Very good questions. Thank you for you interest in the growth and development of Hinduism, which is a complex tradition, difficult to generalize. I will try to be brief in my answer and cover the important points. Hinduism has many sects such as Vedism or Brahmanism, Saivism, Vaishnavism, Tantrism, Smartaism and so on. In addition to these there are several teacher traditions, folk traditions and tribal traditions, whose influence are seen across the breadth of Hindu society. Then, encompassing all these is popular Hinduism or mainstream Hinduism, which is some kind of a hotchpotch, which is practiced by a vast majority of Hindus, who do not follow any particular sect or tradition but worship numerous popular gods and celebrate all festival of Hinduism in a traditional or non-traditional manner. Of these numerous sects, caste is an important issue in Brahmanism, Vaishnavism and Smartaism where the Brahmana caste dominates noticeably.
In the early phases of development of Hinduism, higher castes had access to the Vedas and the lower castes were denied even an opportunity to hear them. The Brahmanas maintained a strong hold on the ritual part and the Kshatriyas maintained some hold on the knowledge of the Upanishads. The Brahmanas worshipped fire and the Sun. The Kshatriyas worshipped Prajapati, Indra, Varuna, Mitra, who were reckoned Kshatriya gods. The knowledge of the Self originated in the Kshatriya circles and was occasionally taught to Brahmana students upon request. Then the Kshatriya clans disappeared gradually and the entire body of the Vedic knowledge became the sole property of the Brahmanas. They made sure that the knowledge stayed with them.

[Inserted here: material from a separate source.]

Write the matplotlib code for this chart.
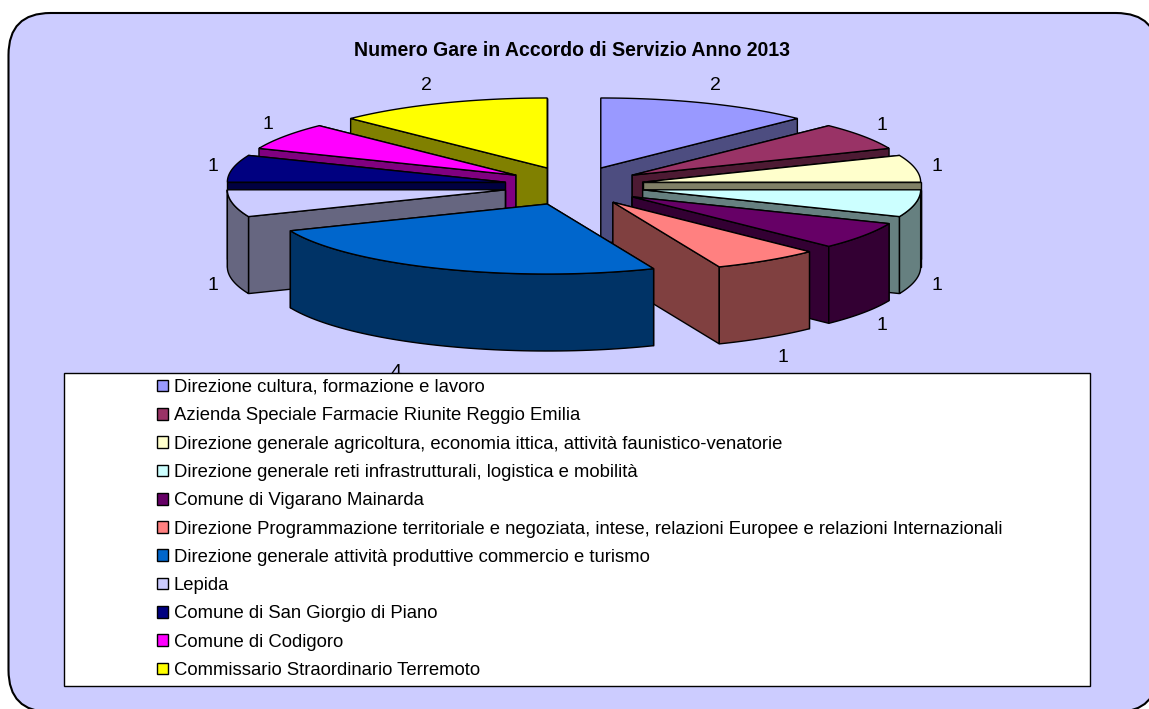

They imposed caste restrictions upon the teaching of the Vedas mainly for two reasons: to prevent the corruption of the Vedas and to protect the ownership rights, upon which their livelihood depended. It is similar to the manner in which the phone companies and IT companies today keep fighting to protect their trademarks and inventions. Since there was no legal system to protect intellectual property rights in those times, they invoked fear and divine authority to keep people from acquiring the knowledge.
Finally, the word Sudra is a very lose term. Whoever could not be classified as a Brahmana or a Kshatriya by profession and whose profession was not trade or commerce was put into this category. The result over 90% of the people in the subcontinent were Sudras, including several kings, high ranking officials, feudal lords, people who did not acknowledge the Vedas, atheists, foreign immigrants and so on. Then there were hundreds of tribes, village communities and local republics, who never submitted to the Brahmana's superiority. All these were also lumped together in this category. The classification of the Sudras was therefore a Vedic expediency, to distinguish the owners of a specific body of knowledge from the rest. The Brahmanas thrived if the local people and the kings respected their knowledge and authority. If not, they migrated to another place.
Now this 90% population practiced their faith in numerous ways. They followed folk or rural traditions, which involved worship of ancestors, trees, animals, serpents and village deities, even Vedic gods such as Vishnu, Siva, Kartikeya, Ganesa, Hanuman, saints and seers and so on. In course of time, these traditions morphed into what we call today popular Hinduism. This is also why today we do not have the traditional caste system of consisting of four principal castes. There are thousands of castes and their origin and true classification are difficult to determine.